— Start of Task data —

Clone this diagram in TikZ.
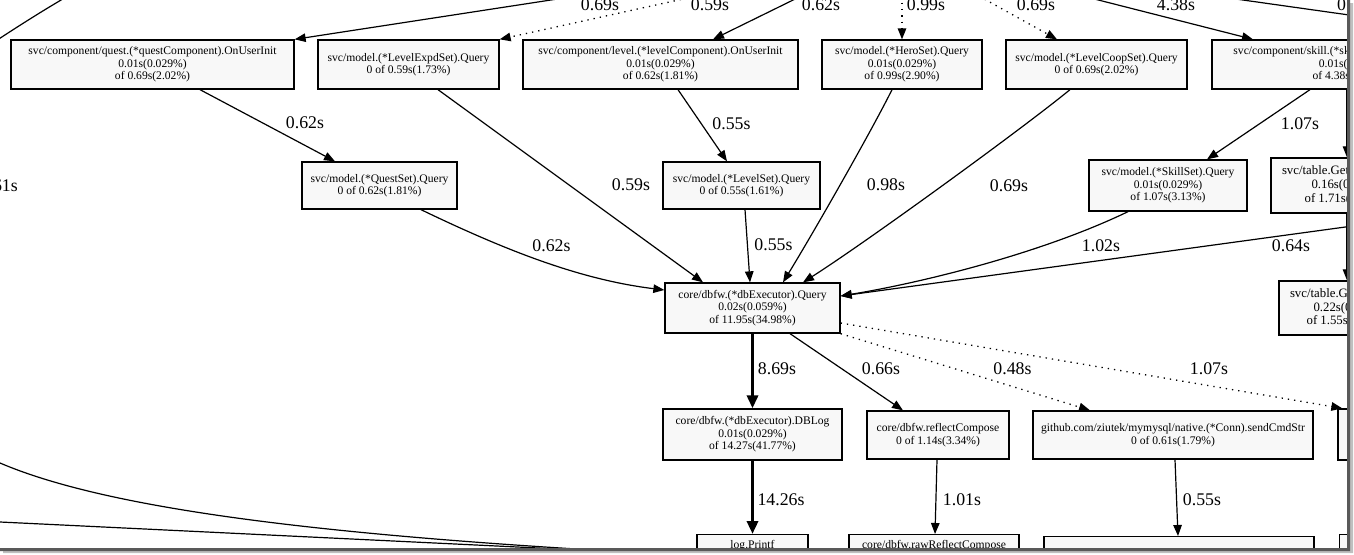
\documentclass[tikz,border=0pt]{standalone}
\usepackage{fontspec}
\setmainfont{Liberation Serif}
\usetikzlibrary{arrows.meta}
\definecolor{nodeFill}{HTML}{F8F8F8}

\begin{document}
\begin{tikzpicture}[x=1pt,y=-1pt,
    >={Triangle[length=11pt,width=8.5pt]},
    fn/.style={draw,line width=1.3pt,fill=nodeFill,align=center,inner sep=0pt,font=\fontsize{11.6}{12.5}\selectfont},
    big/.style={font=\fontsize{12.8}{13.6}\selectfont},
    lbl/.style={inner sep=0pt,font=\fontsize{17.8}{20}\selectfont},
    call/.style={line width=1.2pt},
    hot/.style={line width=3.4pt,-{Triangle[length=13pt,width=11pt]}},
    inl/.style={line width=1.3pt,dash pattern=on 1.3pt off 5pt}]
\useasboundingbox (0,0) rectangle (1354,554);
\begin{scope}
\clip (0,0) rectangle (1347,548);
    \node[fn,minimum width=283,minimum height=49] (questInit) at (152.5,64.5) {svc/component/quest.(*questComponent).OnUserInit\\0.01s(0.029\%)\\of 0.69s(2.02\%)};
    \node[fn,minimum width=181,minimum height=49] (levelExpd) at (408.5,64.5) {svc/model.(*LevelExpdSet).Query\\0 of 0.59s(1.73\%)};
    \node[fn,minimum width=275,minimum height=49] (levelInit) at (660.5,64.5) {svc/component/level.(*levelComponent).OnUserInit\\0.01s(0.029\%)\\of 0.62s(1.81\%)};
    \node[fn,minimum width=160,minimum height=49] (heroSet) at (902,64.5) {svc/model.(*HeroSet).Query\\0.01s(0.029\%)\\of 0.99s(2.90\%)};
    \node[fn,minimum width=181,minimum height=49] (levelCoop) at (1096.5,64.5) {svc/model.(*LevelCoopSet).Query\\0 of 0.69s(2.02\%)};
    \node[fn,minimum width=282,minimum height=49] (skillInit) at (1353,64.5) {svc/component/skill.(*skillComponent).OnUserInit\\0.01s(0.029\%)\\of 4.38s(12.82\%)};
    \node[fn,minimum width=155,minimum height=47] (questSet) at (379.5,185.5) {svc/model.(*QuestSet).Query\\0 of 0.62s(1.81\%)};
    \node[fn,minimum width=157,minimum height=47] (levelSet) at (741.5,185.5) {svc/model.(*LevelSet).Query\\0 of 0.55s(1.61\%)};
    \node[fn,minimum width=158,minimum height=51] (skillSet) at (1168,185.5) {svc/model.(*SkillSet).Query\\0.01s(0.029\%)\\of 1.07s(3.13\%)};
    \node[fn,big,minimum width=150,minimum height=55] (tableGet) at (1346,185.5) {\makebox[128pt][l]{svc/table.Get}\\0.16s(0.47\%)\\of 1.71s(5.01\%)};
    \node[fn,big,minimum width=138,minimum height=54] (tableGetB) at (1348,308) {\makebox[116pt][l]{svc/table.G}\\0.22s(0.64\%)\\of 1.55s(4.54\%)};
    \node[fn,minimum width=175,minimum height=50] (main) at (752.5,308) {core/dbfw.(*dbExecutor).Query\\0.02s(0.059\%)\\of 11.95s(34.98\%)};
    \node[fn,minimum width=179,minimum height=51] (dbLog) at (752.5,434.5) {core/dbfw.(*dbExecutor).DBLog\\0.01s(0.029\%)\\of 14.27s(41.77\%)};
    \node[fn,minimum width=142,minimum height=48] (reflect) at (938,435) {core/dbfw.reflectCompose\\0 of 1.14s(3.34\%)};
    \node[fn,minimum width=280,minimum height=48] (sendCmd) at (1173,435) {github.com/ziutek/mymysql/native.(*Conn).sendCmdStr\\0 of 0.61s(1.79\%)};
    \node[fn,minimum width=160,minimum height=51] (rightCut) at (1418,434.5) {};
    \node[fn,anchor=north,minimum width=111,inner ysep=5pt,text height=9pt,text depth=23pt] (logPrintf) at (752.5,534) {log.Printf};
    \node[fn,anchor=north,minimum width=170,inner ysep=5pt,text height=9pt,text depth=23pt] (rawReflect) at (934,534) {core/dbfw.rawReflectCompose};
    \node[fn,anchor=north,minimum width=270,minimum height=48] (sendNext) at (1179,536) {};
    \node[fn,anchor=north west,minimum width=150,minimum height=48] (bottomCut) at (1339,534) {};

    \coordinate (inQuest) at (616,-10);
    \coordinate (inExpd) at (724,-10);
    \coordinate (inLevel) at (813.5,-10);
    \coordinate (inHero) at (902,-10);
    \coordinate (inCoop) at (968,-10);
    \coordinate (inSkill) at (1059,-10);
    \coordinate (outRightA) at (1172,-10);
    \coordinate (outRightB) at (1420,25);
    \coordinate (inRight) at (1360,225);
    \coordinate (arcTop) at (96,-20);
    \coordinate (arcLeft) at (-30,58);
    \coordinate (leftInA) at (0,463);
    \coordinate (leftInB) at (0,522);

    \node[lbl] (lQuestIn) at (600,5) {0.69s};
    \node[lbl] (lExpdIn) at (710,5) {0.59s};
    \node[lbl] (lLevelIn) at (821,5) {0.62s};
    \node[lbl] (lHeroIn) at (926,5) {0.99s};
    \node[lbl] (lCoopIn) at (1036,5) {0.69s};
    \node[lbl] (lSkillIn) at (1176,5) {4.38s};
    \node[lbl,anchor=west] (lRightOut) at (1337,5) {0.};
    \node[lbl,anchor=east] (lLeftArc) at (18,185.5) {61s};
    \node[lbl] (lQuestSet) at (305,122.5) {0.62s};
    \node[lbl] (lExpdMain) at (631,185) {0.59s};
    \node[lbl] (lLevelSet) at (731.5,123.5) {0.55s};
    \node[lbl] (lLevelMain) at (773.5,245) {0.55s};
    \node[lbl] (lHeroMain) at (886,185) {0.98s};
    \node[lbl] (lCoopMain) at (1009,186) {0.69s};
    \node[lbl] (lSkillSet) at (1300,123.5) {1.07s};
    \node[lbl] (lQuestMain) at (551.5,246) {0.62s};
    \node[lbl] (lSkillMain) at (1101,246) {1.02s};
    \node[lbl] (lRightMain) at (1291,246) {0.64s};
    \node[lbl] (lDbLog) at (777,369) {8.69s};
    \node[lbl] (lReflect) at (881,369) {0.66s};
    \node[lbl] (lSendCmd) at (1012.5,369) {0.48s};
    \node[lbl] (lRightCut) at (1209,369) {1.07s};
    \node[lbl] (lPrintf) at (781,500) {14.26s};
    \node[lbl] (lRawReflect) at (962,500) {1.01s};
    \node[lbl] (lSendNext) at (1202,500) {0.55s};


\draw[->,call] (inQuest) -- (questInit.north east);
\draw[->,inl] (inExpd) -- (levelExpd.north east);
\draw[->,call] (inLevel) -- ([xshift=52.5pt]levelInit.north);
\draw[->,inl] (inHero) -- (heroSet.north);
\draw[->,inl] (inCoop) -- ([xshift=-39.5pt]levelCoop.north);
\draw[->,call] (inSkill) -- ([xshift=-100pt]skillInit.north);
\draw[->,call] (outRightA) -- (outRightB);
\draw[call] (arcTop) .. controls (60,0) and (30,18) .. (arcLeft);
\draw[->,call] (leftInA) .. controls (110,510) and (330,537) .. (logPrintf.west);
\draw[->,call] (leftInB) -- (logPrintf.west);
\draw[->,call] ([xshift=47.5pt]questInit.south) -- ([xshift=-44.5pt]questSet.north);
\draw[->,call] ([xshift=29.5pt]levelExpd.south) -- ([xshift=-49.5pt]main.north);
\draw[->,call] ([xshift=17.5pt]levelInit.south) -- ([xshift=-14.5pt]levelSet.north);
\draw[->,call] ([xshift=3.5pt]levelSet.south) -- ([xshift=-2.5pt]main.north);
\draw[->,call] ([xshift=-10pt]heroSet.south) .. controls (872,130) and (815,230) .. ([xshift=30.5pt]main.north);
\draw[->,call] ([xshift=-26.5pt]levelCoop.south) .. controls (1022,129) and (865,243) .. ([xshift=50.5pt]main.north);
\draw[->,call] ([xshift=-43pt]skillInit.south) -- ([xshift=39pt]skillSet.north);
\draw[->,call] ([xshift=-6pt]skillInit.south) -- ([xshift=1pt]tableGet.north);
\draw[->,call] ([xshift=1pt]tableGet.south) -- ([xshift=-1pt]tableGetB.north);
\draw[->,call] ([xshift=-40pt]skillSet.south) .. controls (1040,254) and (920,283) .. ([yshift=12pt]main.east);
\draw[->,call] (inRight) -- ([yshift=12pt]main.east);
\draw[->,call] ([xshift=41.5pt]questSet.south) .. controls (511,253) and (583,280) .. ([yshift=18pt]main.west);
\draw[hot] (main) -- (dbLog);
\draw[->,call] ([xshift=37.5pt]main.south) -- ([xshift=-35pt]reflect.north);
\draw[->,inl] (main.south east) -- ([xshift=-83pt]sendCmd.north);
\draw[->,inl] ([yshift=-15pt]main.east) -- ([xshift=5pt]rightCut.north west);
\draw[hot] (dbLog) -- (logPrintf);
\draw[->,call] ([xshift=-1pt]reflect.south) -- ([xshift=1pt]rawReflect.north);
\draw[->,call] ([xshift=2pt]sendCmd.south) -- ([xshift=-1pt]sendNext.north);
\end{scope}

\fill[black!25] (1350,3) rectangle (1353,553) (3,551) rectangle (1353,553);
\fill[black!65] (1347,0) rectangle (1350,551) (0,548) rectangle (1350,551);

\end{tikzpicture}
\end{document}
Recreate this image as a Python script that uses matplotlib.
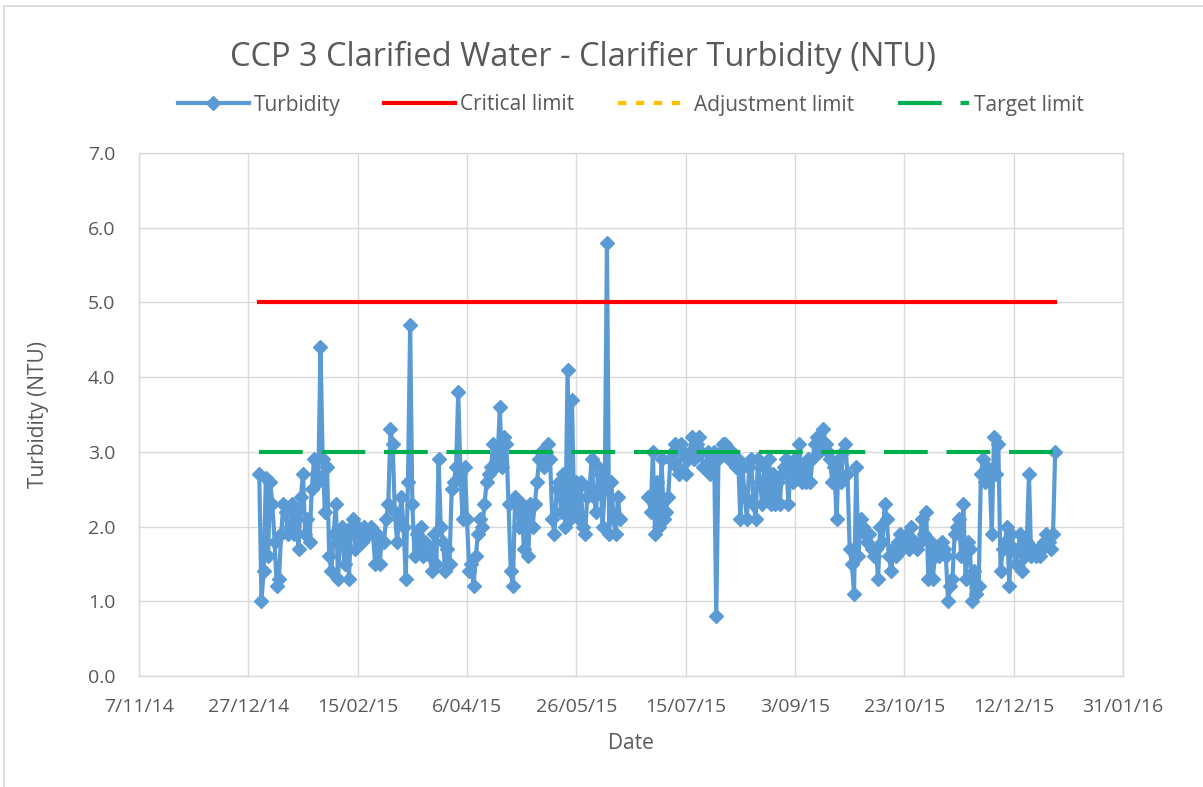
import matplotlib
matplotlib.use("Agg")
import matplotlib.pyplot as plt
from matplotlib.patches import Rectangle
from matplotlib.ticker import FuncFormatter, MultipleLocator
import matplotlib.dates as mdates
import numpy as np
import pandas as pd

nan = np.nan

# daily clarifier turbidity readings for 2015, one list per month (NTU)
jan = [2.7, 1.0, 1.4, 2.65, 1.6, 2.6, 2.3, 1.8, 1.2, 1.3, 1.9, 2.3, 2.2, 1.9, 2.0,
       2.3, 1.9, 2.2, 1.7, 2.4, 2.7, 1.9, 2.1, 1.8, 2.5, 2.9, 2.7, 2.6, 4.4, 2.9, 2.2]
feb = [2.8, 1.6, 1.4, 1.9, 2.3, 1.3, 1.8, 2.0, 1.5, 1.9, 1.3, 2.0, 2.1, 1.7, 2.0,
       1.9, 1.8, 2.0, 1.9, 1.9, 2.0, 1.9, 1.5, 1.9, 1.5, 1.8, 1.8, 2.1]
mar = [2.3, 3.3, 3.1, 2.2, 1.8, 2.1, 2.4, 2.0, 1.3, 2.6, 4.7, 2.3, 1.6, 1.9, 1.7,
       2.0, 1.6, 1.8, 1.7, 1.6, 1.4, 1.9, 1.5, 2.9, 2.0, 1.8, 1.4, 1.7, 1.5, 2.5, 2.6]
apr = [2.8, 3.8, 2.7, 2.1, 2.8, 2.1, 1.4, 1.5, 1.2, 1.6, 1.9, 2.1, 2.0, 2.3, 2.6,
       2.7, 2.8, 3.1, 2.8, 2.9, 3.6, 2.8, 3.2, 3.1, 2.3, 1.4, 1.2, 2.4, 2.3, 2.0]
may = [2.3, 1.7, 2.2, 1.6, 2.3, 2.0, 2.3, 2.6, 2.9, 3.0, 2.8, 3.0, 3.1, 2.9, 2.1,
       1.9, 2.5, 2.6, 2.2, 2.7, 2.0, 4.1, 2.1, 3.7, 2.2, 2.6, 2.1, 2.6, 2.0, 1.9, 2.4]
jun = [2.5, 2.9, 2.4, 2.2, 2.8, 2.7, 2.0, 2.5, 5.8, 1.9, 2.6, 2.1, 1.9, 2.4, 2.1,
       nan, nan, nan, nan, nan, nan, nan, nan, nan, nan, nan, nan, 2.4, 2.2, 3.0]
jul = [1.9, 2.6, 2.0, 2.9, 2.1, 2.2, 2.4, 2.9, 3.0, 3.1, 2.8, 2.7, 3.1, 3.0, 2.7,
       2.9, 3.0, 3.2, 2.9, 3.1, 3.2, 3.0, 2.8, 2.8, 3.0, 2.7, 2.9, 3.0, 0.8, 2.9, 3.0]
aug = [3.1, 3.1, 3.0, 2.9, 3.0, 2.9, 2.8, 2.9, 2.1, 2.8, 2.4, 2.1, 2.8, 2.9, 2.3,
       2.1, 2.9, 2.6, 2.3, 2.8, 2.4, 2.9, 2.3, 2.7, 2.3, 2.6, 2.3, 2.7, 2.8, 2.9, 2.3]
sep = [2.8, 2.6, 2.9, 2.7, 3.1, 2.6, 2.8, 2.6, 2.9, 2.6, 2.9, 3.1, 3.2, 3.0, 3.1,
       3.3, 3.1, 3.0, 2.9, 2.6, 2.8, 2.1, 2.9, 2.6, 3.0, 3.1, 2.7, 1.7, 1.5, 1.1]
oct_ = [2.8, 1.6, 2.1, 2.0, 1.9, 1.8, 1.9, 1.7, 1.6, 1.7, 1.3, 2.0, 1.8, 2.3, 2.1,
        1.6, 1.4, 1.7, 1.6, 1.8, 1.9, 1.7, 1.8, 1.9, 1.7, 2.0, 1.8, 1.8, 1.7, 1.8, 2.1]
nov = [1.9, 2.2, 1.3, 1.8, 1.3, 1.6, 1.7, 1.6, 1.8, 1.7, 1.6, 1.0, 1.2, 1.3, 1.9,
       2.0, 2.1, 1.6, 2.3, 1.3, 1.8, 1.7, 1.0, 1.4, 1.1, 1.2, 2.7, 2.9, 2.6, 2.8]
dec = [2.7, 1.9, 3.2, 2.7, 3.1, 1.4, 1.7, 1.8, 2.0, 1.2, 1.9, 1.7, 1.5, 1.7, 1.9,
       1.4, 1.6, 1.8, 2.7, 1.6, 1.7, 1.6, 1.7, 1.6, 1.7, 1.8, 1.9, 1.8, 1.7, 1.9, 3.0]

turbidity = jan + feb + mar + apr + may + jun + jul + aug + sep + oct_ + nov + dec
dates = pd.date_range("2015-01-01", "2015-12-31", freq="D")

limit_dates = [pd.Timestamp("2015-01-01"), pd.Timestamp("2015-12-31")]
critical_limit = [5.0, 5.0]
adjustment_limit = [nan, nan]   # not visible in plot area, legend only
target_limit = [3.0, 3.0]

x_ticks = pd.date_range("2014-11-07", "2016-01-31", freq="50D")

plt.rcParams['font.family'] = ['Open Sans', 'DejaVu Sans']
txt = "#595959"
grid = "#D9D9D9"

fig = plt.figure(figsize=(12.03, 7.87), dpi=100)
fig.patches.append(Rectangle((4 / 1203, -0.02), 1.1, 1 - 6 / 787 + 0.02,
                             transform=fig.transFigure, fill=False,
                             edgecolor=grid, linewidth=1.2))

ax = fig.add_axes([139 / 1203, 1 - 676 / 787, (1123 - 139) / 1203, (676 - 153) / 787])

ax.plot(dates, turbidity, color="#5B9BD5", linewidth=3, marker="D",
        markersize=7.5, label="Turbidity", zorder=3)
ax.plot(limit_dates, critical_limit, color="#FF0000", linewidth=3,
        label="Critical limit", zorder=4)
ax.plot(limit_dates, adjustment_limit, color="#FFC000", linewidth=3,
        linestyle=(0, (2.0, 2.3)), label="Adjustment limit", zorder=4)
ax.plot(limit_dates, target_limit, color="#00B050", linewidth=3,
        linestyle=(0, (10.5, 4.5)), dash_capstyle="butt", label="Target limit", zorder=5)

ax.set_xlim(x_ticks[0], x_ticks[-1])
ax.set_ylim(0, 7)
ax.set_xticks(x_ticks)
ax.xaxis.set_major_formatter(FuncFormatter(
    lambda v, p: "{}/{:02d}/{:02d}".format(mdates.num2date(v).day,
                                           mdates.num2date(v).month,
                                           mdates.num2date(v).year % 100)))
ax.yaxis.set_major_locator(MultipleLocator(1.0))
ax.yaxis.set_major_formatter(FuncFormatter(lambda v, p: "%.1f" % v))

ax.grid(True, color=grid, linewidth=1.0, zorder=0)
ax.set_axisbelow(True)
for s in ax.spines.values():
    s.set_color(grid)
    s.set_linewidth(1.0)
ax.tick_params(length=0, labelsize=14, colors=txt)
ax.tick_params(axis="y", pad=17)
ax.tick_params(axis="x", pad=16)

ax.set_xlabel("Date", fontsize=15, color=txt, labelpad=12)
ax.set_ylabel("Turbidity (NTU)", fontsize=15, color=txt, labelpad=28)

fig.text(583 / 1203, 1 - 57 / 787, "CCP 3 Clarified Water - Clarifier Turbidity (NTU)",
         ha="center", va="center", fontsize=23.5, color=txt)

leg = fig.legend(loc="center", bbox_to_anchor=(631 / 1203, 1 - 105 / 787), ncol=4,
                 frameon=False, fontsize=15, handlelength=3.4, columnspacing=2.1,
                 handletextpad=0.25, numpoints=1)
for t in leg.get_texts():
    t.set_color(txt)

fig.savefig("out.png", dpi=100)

— End of Task data —

● **Task requirements**: In the listing above, find the line containing "Recreate this image" and the line containing "nan = np.nan". Print those two lines and every line between them exactly, with no pictures.

● **Problem solution**:
Recreate this image as a Python script that uses matplotlib.
import matplotlib
matplotlib.use("Agg")
import matplotlib.pyplot as plt
from matplotlib.patches import Rectangle
from matplotlib.ticker import FuncFormatter, MultipleLocator
import matplotlib.dates as mdates
import numpy as np
import pandas as pd

nan = np.nan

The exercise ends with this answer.